We could also possibly try to indirectly figure out how the gene content of different types has changed by the end of the evolution. We could take the first few timepoints and see what reads that map to genes are correlated with what OTUs. If there are some OTUs which have the same ratio with hits to a gene consistently over a few timepoints, then we can say that the gene is probably only present in the OTU. We can then

Some technical challenges which will have to be overcome for some of these questions:

How can we estimate relative abundances from the metagenomics data?

We need to figure out to what extend abundances in the short reads actually correspond to abundances of types. Would be good if we can figure out checks on this - maybe by looking at the distribution of coverage with respect to the reference genome? Could also look at specific regions which are thought to be either highly variable or not very variable.

How can we error correct 16s etc to low distances?

Could be worth coding up a much simpler DADA/something like what Tikhonov did in his paper.

What is the right null model for gaps/the distribution of gaps?

Two thoughts here: one to just think about the combinatorics. The other would be to assume that any gaps in the vertical transmission are spurious, and to look at their distribution.

Thoughts about the sequencing

There is also the question of what should be whole genome sequenced. Paul suggested one approach would be to look at the early times and try to track down the ancestors of some of the later time guys. Rachel suggested just sequencing random guys at late times would be good just to see what’s in the population.

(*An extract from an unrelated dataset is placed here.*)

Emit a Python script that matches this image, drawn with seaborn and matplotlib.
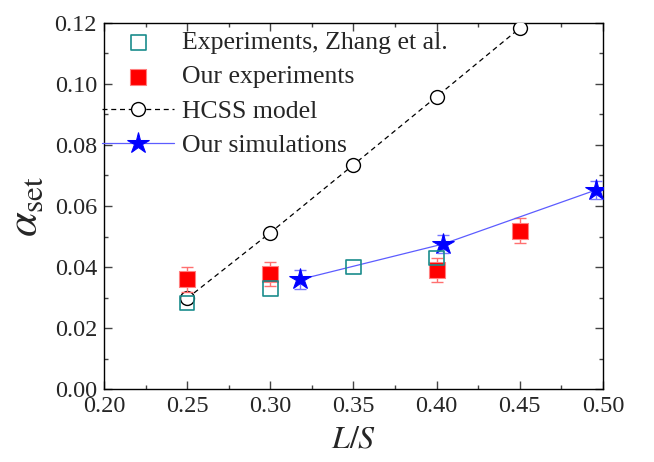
import matplotlib
matplotlib.use("Agg")
import matplotlib.pyplot as plt
import seaborn as sns
import numpy as np
import pandas as pd

# Data
zhang_x = [0.25, 0.30, 0.35, 0.40]
zhang_y = [0.0283, 0.0330, 0.0400, 0.0430]

ours_x = [0.25, 0.30, 0.40, 0.45]
ours_y = [0.0360, 0.0378, 0.0390, 0.0520]
ours_err = [0.004, 0.004, 0.004, 0.004]

hcss_x = [0.25, 0.30, 0.35, 0.40, 0.45]
hcss_y = [0.0298, 0.0513, 0.0735, 0.0958, 0.1182]

sim_x = [0.318, 0.404, 0.496]
sim_y = [0.0360, 0.0476, 0.0653]
sim_err = [0.003, 0.003, 0.003]

sns.set_style("ticks")
plt.rcParams['font.family'] = ['Liberation Serif', 'DejaVu Serif']
plt.rcParams['mathtext.fontset'] = 'stix'

fig = plt.figure(figsize=(6.54, 4.62), dpi=100)
ax = fig.add_axes([0.159, 0.157, 0.763, 0.794])

teal = '#1a8c8c'
red = '#ff0000'
blue = '#0000ff'

# HCSS model
df_h = pd.DataFrame({'x': hcss_x, 'y': hcss_y})
sns.lineplot(data=df_h, x='x', y='y', ax=ax, color='black', lw=0.9,
             linestyle=(0, (4, 3)), marker='o', markersize=10,
             markerfacecolor='white', markeredgecolor='black',
             markeredgewidth=1.0, label='HCSS model', zorder=3)

# Simulations
ax.errorbar(sim_x, sim_y, yerr=sim_err, fmt='none', ecolor='#7777ff',
            elinewidth=1.0, capsize=4, capthick=1.0, zorder=4)
df_s = pd.DataFrame({'x': sim_x, 'y': sim_y})
sns.lineplot(data=df_s, x='x', y='y', ax=ax, color='#5c5cff', lw=0.9,
             marker='*', markersize=16, markerfacecolor=blue,
             markeredgecolor=blue, label='Our simulations', zorder=5)

# Our experiments
ax.errorbar(ours_x, ours_y, yerr=ours_err, fmt='none', ecolor='#ff7070',
            elinewidth=1.0, capsize=4, capthick=1.0, zorder=4)
df_o = pd.DataFrame({'x': ours_x, 'y': ours_y})
sns.scatterplot(data=df_o, x='x', y='y', ax=ax, marker='s', s=120,
                color=red, edgecolor='#ff8080', linewidth=0.8,
                label='Our experiments', zorder=6)

# Zhang experiments
df_z = pd.DataFrame({'x': zhang_x, 'y': zhang_y})
sns.scatterplot(data=df_z, x='x', y='y', ax=ax, marker='s', s=110,
                facecolor='none', edgecolor=teal, linewidth=1.2,
                label='Experiments, Zhang et al.', zorder=7)

ax.set_xlim(0.20, 0.50)
ax.set_ylim(0.0, 0.12)
ax.set_xticks(np.arange(0.20, 0.501, 0.05))
ax.set_yticks(np.arange(0.0, 0.1201, 0.02))
ax.set_xticks(np.arange(0.225, 0.5, 0.05), minor=True)
ax.set_yticks(np.arange(0.01, 0.12, 0.02), minor=True)
ax.xaxis.set_major_formatter(matplotlib.ticker.FormatStrFormatter('%.2f'))
ax.yaxis.set_major_formatter(matplotlib.ticker.FormatStrFormatter('%.2f'))
ax.tick_params(which='both', direction='in', top=True, right=True,
               labelsize=17.5, width=1.0, color='#444444')
ax.tick_params(which='major', length=6, pad=5)
ax.tick_params(which='minor', length=3)
for sp in ax.spines.values():
    sp.set_linewidth(1.0)
    sp.set_color('black')

ax.set_xlabel(r'$L/S$', fontsize=23, labelpad=6)
ax.set_ylabel(r'$\alpha_{\mathrm{set}}$', fontsize=32, labelpad=6)

handles, labels = ax.get_legend_handles_labels()
order = ['Experiments, Zhang et al.', 'Our experiments', 'HCSS model', 'Our simulations']
hmap = dict(zip(labels, handles))
ax.legend([hmap[k] for k in order], order, loc='upper left',
          bbox_to_anchor=(-0.003, 0.977), frameon=False, fontsize=18.5,
          handlelength=2.8, handletextpad=0.3, labelspacing=0.44,
          borderaxespad=0.0, borderpad=0.0)

fig.savefig('out.png', dpi=100)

I think it would be good to spend some (maybe half?) of our sequences on the late timepoint, to get a sense of the diversity of types/shared or unshared nature of gaps which may indicate horizontal gene transfer. For this reason I think going for the pseudomonas in particular would be good, just to reduce the search space. Perhaps at the same time, we can spend some Illumina sequencing to try and see if there are types which look like the ancestors of sequenced guys. If so, then we can try to sequence them; otherwise, just sequence more guys at late timepoints. Also, I think we should sequence in lines which contributed a lot to horizontal gene transfer (by the gaps)

Proposed plan of attack

For the questions I’m interested in, I think what I’d want to do would be:

  • Try to see if there is breakpoint signal.
  • Try to understand how read abundance relates to actual abundance.
  • See if my method of finding homologous recombination would make any sense.
  • Try to get out the (corrected) 16S abundances.
  • Track 16S dynamics over time.
  • See if any genes correlate with specific 16S subtypes.
  • Look at late time whole genomes, find recombinations which occured early, and try to estimate their fitnesses.

Probably more than 2 weeks of work, especially if I’m just learning the tools, but I think if I get started, I’ll be able to complete at least one of the directions. At any rate excited for the next 1.5 weeks!